16 février, 2007

Rassurer coûte que coûte !

Bien des fois, j'ai envié les médecins qui m'adressent leurs patients ! J'ai souvent rêvé d'avoir, moi aussi, un bel ordonnancier que je pourrais utiliser, pour ne pas être confronté à l'aveu d'impuissance face à un cas, dramatique ou non, pour lequel je me sens impuissant !

Imaginez un bel ordonnancier, financé par un labo pharmaceutique, qui en plus m'aurait envoyé une belle petite VM en jupe courte et talons hauts (visiteuse médicale), quelle joie ! Etre dérouté face à un cas, mais se dire, qu'on peut encore faire quelque chose, même inutile, en prescrivant n'importe quoi, qu'il s'agisse d'une boîte de paracétamol ou encore d'une batterie de tests complémentaires ! Etre médecin, c'est génial, on botte en touche et on expédie le patient chez un spécialiste qui, lui-même pourra le dégager chez un autre spécialiste et ainsi de suite. Et si le patient meurt, on pourra toujours dire que c'est la faute du tabac : c'est toujours la faute du tabac depuis quelques temps !

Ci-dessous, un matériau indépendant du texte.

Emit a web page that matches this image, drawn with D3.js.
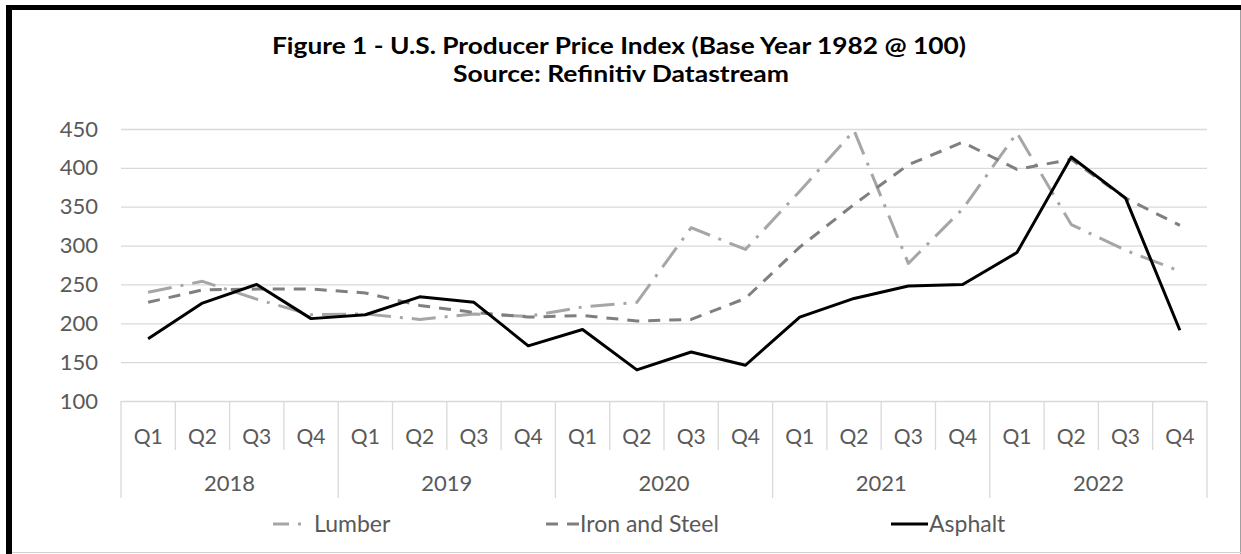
<!DOCTYPE html>
<html>
<head>
<meta charset="utf-8">
<script src="https://cdn.jsdelivr.net/npm/d3@7"></script>
<style>
  body { margin: 0; background: #fff; }
  svg text { font-family: Lato, "Open Sans", sans-serif; }
</style>
</head>
<body>
<div id="chart"></div>
<script>
const quarters = ['Q1','Q2','Q3','Q4','Q1','Q2','Q3','Q4','Q1','Q2','Q3','Q4','Q1','Q2','Q3','Q4','Q1','Q2','Q3','Q4'];
const years = ['2018','2019','2020','2021','2022'];
const yTicks = [100, 150, 200, 250, 300, 350, 400, 450];

// values (index, 1982 = 100)
const lumber  = [240, 254, 231, 211, 212, 205, 212, 209, 221, 227, 323, 295, 370, 448, 277, 347, 445, 327, 294, 267];
const iron    = [227, 243, 244, 244, 239, 223, 214, 208, 210, 203, 205, 232, 298, 353, 404, 433, 398, 411, 361, 326];
const asphalt = [180, 226, 250, 206, 211, 234, 227, 171, 192, 140, 163, 146, 208, 232, 248, 250, 291, 414, 361, 191];

const width = 1241, height = 554;
const grey = '#595959', gridCol = '#d9d9d9';

const svg = d3.select('#chart').append('svg')
  .attr('width', width)
  .attr('height', height);

svg.append('rect').attr('width', width).attr('height', height).attr('fill', '#fff');

const x = d3.scaleBand().domain(d3.range(quarters.length)).range([121, 1207]);
const y = d3.scaleLinear().domain([100, 450]).range([401, 129]);

// title
const title = svg.append('g').attr('font-weight', 'bold').attr('fill', '#000').attr('text-anchor', 'middle');
title.append('text').attr('x', 619).attr('y', 54).attr('font-size', 23)
  .attr('textLength', 694).attr('lengthAdjust', 'spacingAndGlyphs')
  .text('Figure 1 - U.S. Producer Price Index (Base Year 1982 @ 100)');
title.append('text').attr('x', 621).attr('y', 82).attr('font-size', 23)
  .attr('textLength', 336).attr('lengthAdjust', 'spacingAndGlyphs')
  .text('Source: Refinitiv Datastream');

// gridlines + y labels
const yAxis = d3.axisLeft(y).tickValues(yTicks).tickSize(-(1207 - 121));
const gy = svg.append('g').attr('transform', 'translate(121,0)').call(yAxis);
gy.select('.domain').remove();
gy.selectAll('.tick line').attr('stroke', gridCol).attr('stroke-width', 1.3);
gy.selectAll('.tick text').attr('fill', grey).attr('font-size', 22).attr('x', -23);

// category axis dividers
const edges = d3.range(quarters.length + 1);
svg.append('g').selectAll('line').data(edges).join('line')
  .attr('x1', i => i < quarters.length ? x(i) : x.range()[1])
  .attr('x2', i => i < quarters.length ? x(i) : x.range()[1])
  .attr('y1', 401)
  .attr('y2', i => i % 4 === 0 ? 498 : 450)
  .attr('stroke', gridCol).attr('stroke-width', 1.3);

svg.append('g').selectAll('text').data(quarters).join('text')
  .attr('x', (d, i) => x(i) + x.bandwidth() / 2)
  .attr('y', 444)
  .attr('text-anchor', 'middle')
  .attr('fill', grey).attr('font-size', 21)
  .text(d => d);

svg.append('g').selectAll('text').data(years).join('text')
  .attr('x', (d, i) => x(i * 4) + x.bandwidth() * 2)
  .attr('y', 491)
  .attr('text-anchor', 'middle')
  .attr('fill', grey).attr('font-size', 22)
  .text(d => d);

// series
const series = [
  { name: 'Lumber', values: lumber, color: '#a6a6a6', dash: '24,9,3,9', lx: 273, lx2: 305, off: 8, tx: 314 },
  { name: 'Iron and Steel', values: iron, color: '#7f7f7f', dash: '12,9', lx: 546, lx2: 579, off: 0, tx: 580 },
  { name: 'Asphalt', values: asphalt, color: '#000', dash: null, lx: 891, lx2: 928, off: 0, tx: 929 }
];

const line = d3.line()
  .x((d, i) => x(i) + x.bandwidth() / 2)
  .y(d => y(d));

svg.append('g').selectAll('path').data(series).join('path')
  .attr('d', s => line(s.values))
  .attr('fill', 'none')
  .attr('stroke', s => s.color)
  .attr('stroke-width', 3)
  .attr('stroke-linejoin', 'round')
  .attr('stroke-dasharray', s => s.dash);

// legend
const leg = svg.append('g').selectAll('g').data(series).join('g');
leg.append('line')
  .attr('x1', s => s.lx).attr('x2', s => s.lx2)
  .attr('y1', 524).attr('y2', 524)
  .attr('stroke', s => s.color).attr('stroke-width', 3)
  .attr('stroke-dasharray', s => s.dash)
  .attr('stroke-dashoffset', s => s.off);
leg.append('text')
  .attr('x', s => s.tx).attr('y', 532)
  .attr('fill', grey).attr('font-size', 23)
  .text(s => s.name);

// frame
svg.append('line').attr('x1', 9).attr('x2', 9).attr('y1', 5).attr('y2', height).attr('stroke', '#000').attr('stroke-width', 6);
svg.append('line').attr('x1', 6).attr('x2', width).attr('y1', 7.5).attr('y2', 7.5).attr('stroke', '#000').attr('stroke-width', 5);
svg.append('line').attr('x1', 1240.5).attr('x2', 1240.5).attr('y1', 10).attr('y2', height).attr('stroke', '#a0a0a0').attr('stroke-width', 1);
svg.append('line').attr('x1', 12).attr('x2', width).attr('y1', 552.5).attr('y2', 552.5).attr('stroke', '#d0d0d0').attr('stroke-width', 1);
</script>
</body>
</html>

Tout plutôt que de s'avouer dépassé ! Rester dans la toute puissance est un art consommé qui nécessite un sang froid et un culot ahurissant ! La première règle est de ne jamais se sentir responsable et d'y croire au plus profond de soi. La seconde règle est d'être suffisamment adroit pour toujours faire croire au patient que c'est de sa faute !

Las, je n'ai rien de cela puisque je ne prescris pas ! Alors à défaut d'ordonnance magique qui me dédouanerait de mes inévitables limites, j'ai mis au point quelques formules rituelles. Formules rituelles que j'emploie face à un patient pour lequel il me semblera difficile de faire quelque chose mais face auquel je ne veux surtout pas reconnaître mon impuissance. Ces formules sont :

  • "Souvenez mieux que c'est mieux que si c'était pire !";

  • "Tout finit toujours par s'arranger, même mal" ;

  • "Rassurez-vous, au point où vous en êtes, cela ne peut qu'aller mieux" ;

  • "De toute manière, on finira tous par mourir" ;


Evidemment l'important est de les prononcer très sérieusement et d'un ton docte. Pour bien le faire, il faut s'entraîner des heures face à une glace en posant bien la voix. Cela ne coûte pas grand chose et au moins, je n'ai pas l'impression d'avoir volé mes honoraires !

Tout ne s'apprend pas en faculté, on a tous nos petites ficelles.